Il venerdì nero della democrazia svizzera

Maria Pia Ambrosetti, Helvethica-Ticino
Oggi, 19 settembre 2025, entra in vigore il nuovo e controverso Regolamento Sanitario Internazionale (RSI) dell’OMS. Con questa decisione la Svizzera consegna una parte sostanziale della propria sovranità in materia di salute ad organismi internazionali, nonostante le critiche e persino una mozione parlamentare che chiedeva il coinvolgimento del Parlamento.
Il Consiglio federale ha infatti deliberatamente ignorato la mozione Glarner, approvata dal Parlamento, che obbligava a sottoporre al controllo parlamentare ogni accordo con l’OMS. E invece l’Esecutivo ha lasciato entrare in vigore il nuovo Regolamento Sanitario Internazionale senza alcun vaglio parlamentare, scavalcando così la volontà democratica espressa dalle Camere.
Così, d’ora in avanti, il Direttore generale dell’OMS potrà dichiarare emergenze sanitarie globali e imporre misure drastiche, compresi lockdown ed “immunizzazioni” sperimentali, con margini di manovra minimi per i singoli Stati.
Le nuove norme dell’OMS comprendono anche strumenti contro la cosiddetta “infodemia”: dietro la formula della lotta alla disinformazione si celano meccanismi di censura che minano la libertà di opinione e di stampa. È vero che il Consiglio federale ha formulato una riserva almeno su queste disposizioni, ma il rischio non è scongiurato. Anche l’Unione europea spinge per un giro di vite con strutture centralizzate, come lo “Scudo della democrazia” e centri di monitoraggio dei flussi informativi. Vista la stretta integrazione con Bruxelles, c’è il pericolo concreto che questi strumenti vengano importati anche nel nostro Paese.
Un ulteriore motivo di allarme proviene dai nuovi accordi sanitari che Berna intende siglare con l’UE. Essi prevedono la possibilità che “unità di intervento sanitario europee” possano essere inviate anche in Svizzera.
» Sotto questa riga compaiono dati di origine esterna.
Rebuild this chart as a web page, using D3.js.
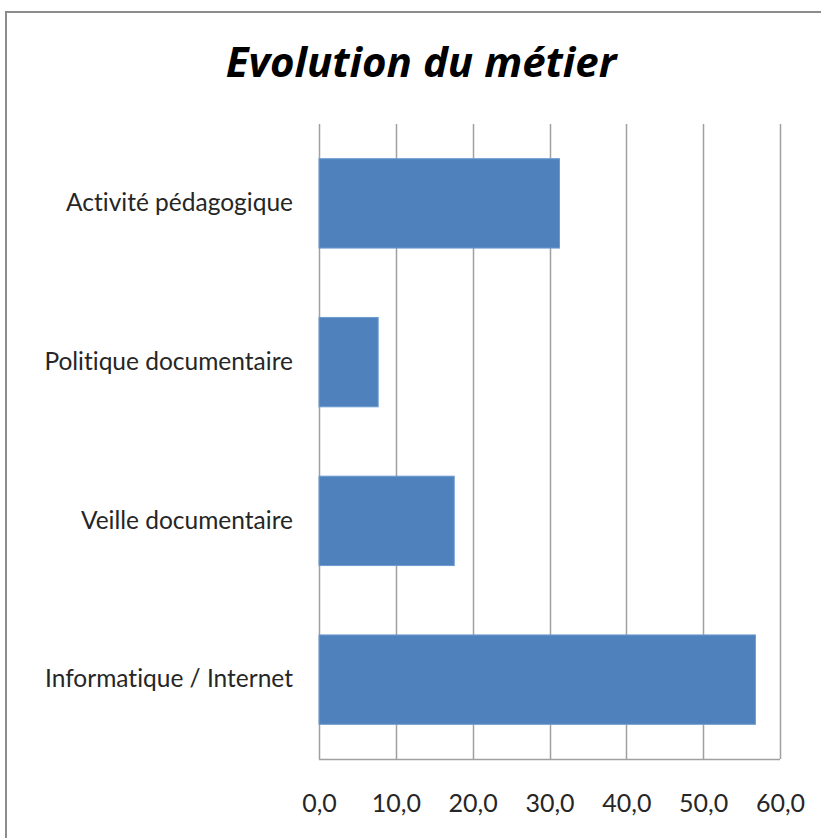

Queste squadre, subordinate al Centro europeo per la prevenzione e il controllo delle malattie, avrebbero veri e propri poteri esecutivi. Il solo termine “gruppi di d’intervento”, storicamente legato a pesanti implicazioni storiche, evoca scenari inquietanti. Ma anche senza il peso simbolico, rimane l’idea di una Svizzera sorvegliata e diretta da strutture esterne.
Per tradurre in diritto interno le nuove regole dell’OMS, il Consiglio federale ha avviato la revisione della Legge sulle epidemie (LEp). Nel progetto compaiono l’integrazione del RSI e di altre regole internazionali, la ripresa delle misure di emergenza già adottate durante l’emergenza Covid – come mascherine, divieti di assembramento e lockdown – e una forte enfasi sulle campagne vaccinali e sul loro monitoraggio. Invece di una seria autocritica sugli errori della pandemia, il governo li cristallizza in nuove norme permanenti.
Per questo motivo, ABF Schweiz (Aktionsbündnis Freie Schweiz) annuncia già sin d’ora il lancio del referendum contro la revisione della LEp. L’obiettivo è difendere la sovranità sanitaria della Svizzera e impedire che decisioni calate dall’alto, a Ginevra o a Bruxelles, diventino automaticamente legge federale. Il 19 settembre 2025 passerà alla storia come il giorno in cui la Svizzera ha perso un pezzo della sua indipendenza in nome della governance sanitaria globale. Ma la partita non è chiusa: la mobilitazione referendaria mostrerà se i cittadini sono pronti a difendere le proprie libertà.